Football and soccer are two sports that have received much of the scrutiny, but new guidelines and procedures enforced at the local level are attempting to ease concerns.
For the first time, the Boys & Girls Club’s football league had a certified trainer through United Regional at every game last fall to address any injuries that arose.
“He was able to diagnose some injuries that if he wasn’t there, we wouldn’t have known,” Boys & Girls Club Athletic Director Jason Richardson said. “In the past two years, we’ve had four concussions, and that’s with more than 600 kids playing anywhere from eight to 11 games a season.”
Richardson said his three youth football divisions usually total about 650 participants, but that number dropped to 580 during the 2014 season. He believes national studies released just before fall on the long-term impact of concussions suffered playing football was responsible for the decrease.
But the club’s participation level rose by 50 boys to 630 in 2015. Richardson said having a trainer on site plus a change in certification to USA Football two years ago triggered the boost.
“I think it helped bring people back and they could see we have a safer program,” he said. “The USA Football certification is a six-hour class online that’s endorsed by the NCAA. It covers not only concussion awareness, but also teaches blocking and hitting fundamentals.”
Football wasn’t the only youth sport that took steps to make its game safer. In 2012, the National Academy of Sciences reported soccer was the sport with the highest risk of concussions for girls.

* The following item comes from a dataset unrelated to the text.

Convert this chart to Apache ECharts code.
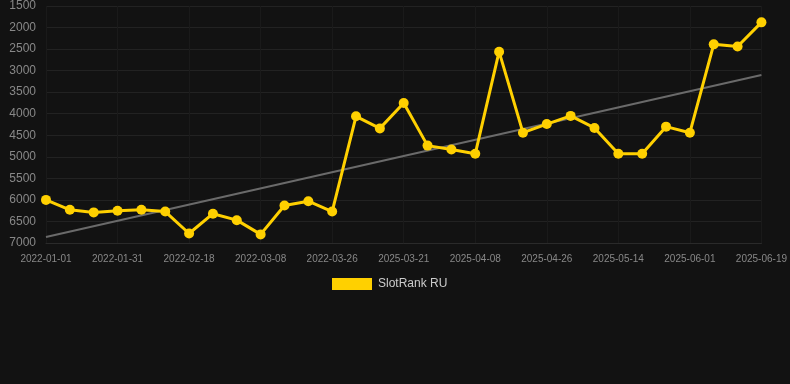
<!DOCTYPE html>
<html>
<head>
<meta charset="utf-8">
<script src="https://cdn.jsdelivr.net/npm/echarts@6/dist/echarts.min.js"></script>
<style>
  html, body { margin: 0; padding: 0; background: #121212; }
  #chart { width: 790px; height: 384px; }
</style>
</head>
<body>
<div id="chart"></div>
<script>
// dates on the x axis
var dates = [
  '2022-01-01', '2022-01-19', '2022-01-25', '2022-01-31', '2022-02-06', '2022-02-12',
  '2022-02-18', '2022-02-24', '2022-03-02', '2022-03-08', '2022-03-14', '2022-03-20',
  '2022-03-26', '2025-03-09', '2025-03-15', '2025-03-21', '2025-03-27', '2025-04-02',
  '2025-04-08', '2025-04-14', '2025-04-20', '2025-04-26', '2025-05-02', '2025-05-08',
  '2025-05-14', '2025-05-20', '2025-05-26', '2025-06-01', '2025-06-07', '2025-06-13',
  '2025-06-19'
];
// rank values (lower = better, axis inverted)
var ranks = [
  6000, 6230, 6290, 6250, 6230, 6270, 6780, 6320, 6470, 6800, 6130, 6030,
  6270, 4060, 4340, 3750, 4740, 4830, 4930, 2560, 4440, 4240, 4050, 4330,
  4930, 4930, 4300, 4440, 2390, 2440, 1880
];
// trend line end points
var trendStart = 6860;
var trendEnd = 3100;

var chart = echarts.init(document.getElementById('chart'));

chart.setOption({
  backgroundColor: '#121212',
  animation: false,
  grid: {
    left: 46,
    right: 28,
    top: 6,
    bottom: 141
  },
  legend: {
    top: 273,
    left: 327,
    itemWidth: 40,
    itemHeight: 12,
    itemGap: 10,
    icon: 'rect',
    textStyle: { color: '#cccccc', fontSize: 12, padding: [0, 0, 0, 1] },
    data: ['SlotRank RU']
  },
  xAxis: {
    type: 'category',
    boundaryGap: false,
    data: dates,
    axisLine: { lineStyle: { color: '#2a2a2a' } },
    axisTick: { show: false },
    axisLabel: {
      color: '#888888',
      fontSize: 10,
      margin: 11,
      interval: 2
    },
    splitLine: {
      show: true,
      interval: 2,
      lineStyle: { color: '#1a1a1a' }
    }
  },
  yAxis: {
    type: 'value',
    inverse: true,
    min: 1500,
    max: 7000,
    interval: 500,
    axisLine: { show: false },
    axisTick: { show: false },
    axisLabel: {
      color: '#888888',
      fontSize: 12,
      margin: 10,
      formatter: function (v) { return String(v); }
    },
    splitLine: { lineStyle: { color: '#222222' } }
  },
  series: [
    {
      name: 'SlotRank RU',
      type: 'line',
      data: ranks,
      color: '#FFD000',
      symbol: 'circle',
      symbolSize: 10,
      lineStyle: { width: 3, color: '#FFD000' },
      itemStyle: { color: '#FFD000' },
      z: 3
    },
    {
      name: 'trend',
      type: 'line',
      data: [[dates[0], trendStart], [dates[dates.length - 1], trendEnd]],
      symbol: 'none',
      lineStyle: { width: 2, color: '#6a6a6a' },
      z: 2
    }
  ]
});
</script>
</body>
</html>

The U.S. Soccer Federation took measures in November to ensure safety in youth soccer by curtailing heading the ball. No headers will be allowed for children 10 or younger and headers will be limited in practice for ages 11-18.

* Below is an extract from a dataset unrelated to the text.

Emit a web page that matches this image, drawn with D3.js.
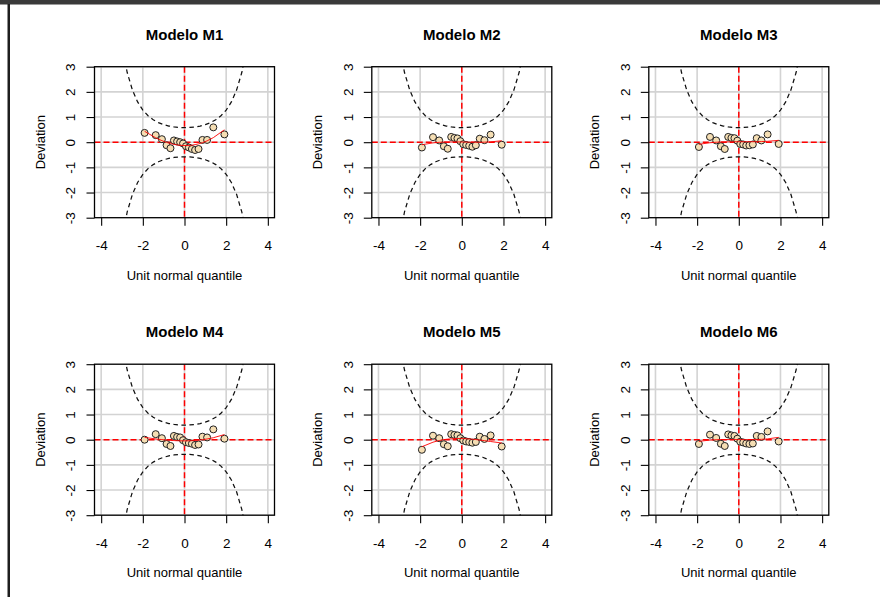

While the rules are mandatory for youth national teams and development academies, not all local levels have to abide by the guidelines. Referee Chairman Frank Barboza said the Greater Wichita Falls Soccer Association does follow U.S. Soccer rules and is preparing for the changes.
“We’re going to try and phase it in by the upcoming spring season, and next fall it will be mandatory,” Barboza said. “There’s going to be growing pains for everyone. Concussions are a big thing, and refs have been trained on what to look for and re-entry of players.”
Rider girls soccer coach Carl Wiersema, who has coached at the youth level as well as high-school age, said restrictions at the youth level can be difficult because parents coaching might not know how to teach proper techniques.
“It’s definitely a cautious approach. I can see it for the younger ages,” Wiersema said. “I think it’s a little ridiculous from an educational standpoint because you have to teach them how to do it correctly and safely before they do it in a game.
“It’s a Catch 22 because you want to keep the game safe, but then they don’t know how to do it safely.”
Concussions will never be eliminated from contact sports, but two Wichita Falls youth leagues are making changes to ensure their top priority is player safety.